In a drama-packed Group 3 Catanach’s Blue Sapphire Stakes (1100m) at Caulfield on Wednesday, Mick Price and Michael Kent Jnr used their successful blueprint from last year to win with undefeated Grand Impact.
The win was overshadowed though by an incident in the barriers when odds-on favourite Economics took fright and flipped around, with his jockey Chad Schofield trying to hang on.
Racing Victoria veterinary surgeons deemed him unfit to start and he was scratched, while on-course doctor Ashlea Murphy examined Schofield and found he had a suspected broken rib.
The victory by Grand Impact gave Price and Kent Jnr a winning double, as they had earlier won the G3 Coongy Cup with Gunstock.
It also gave the training partners back-to-back victories in the race, while Price has now been successful four times overall in the event.
Last year, Extreme Warrior prevailed after he had won an Echuca maiden and Grand Impact’s triumphs had come in a Geelong maiden in July and a Benchmark 64 at Sandown Lakeside in early August.
“The blueprint with all these nice colts if you’re going to win a nice race with them, it’s no use just going and going and going from when they have their first start, you need to time the run,” Price explained.
Price said Grand Impact will have his next start in the G1 Coolmore Stud Stakes at Flemington on Derby Day and given he was strong to the line over 1100 metres, the 1200 of the Coolmore shouldn’t be a problem for him.

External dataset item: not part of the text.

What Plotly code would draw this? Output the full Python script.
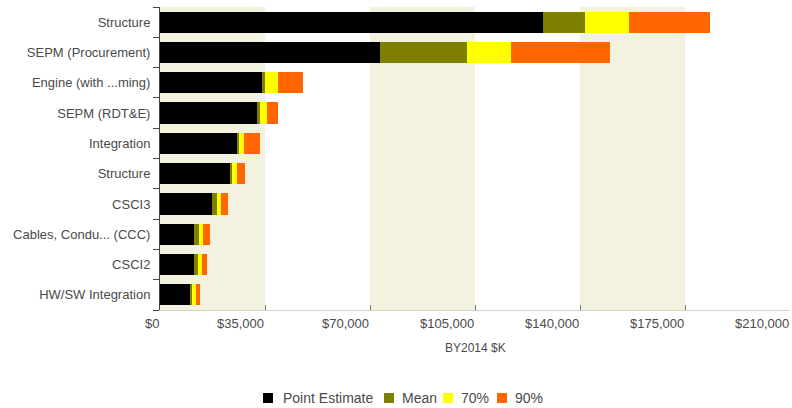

Price also pointed out that Grand Impact’s stablemate Bews, who finished sixth, had beaten him when they worked together last Saturday but that Bews had been all over the place and didn’t handle the wet ground in Wednesday’s race.
After Grand Impact ($4.80) defeated Shalailed ($26) by a length-and-three-quarters, with Lofty Strike ($7.50) a further length away in third, jockey Ben Melham said the most impressive part of his winning streak is that he is still a fair way off the finished product.
Schofield later said it was one of those things which happen in racing and that he had not had any indication that Economics was going to play up.
“Nothing really triggered him off, he just had a moment where he lunged quite badly and got his legs caught up and he panicked and then he flipped over and I was sort of stuck on,” Schofield said.
Schofield said a barrier attendant then helped to get him off the horse.
“I’ll be finding out who he is and thanking him,” he added.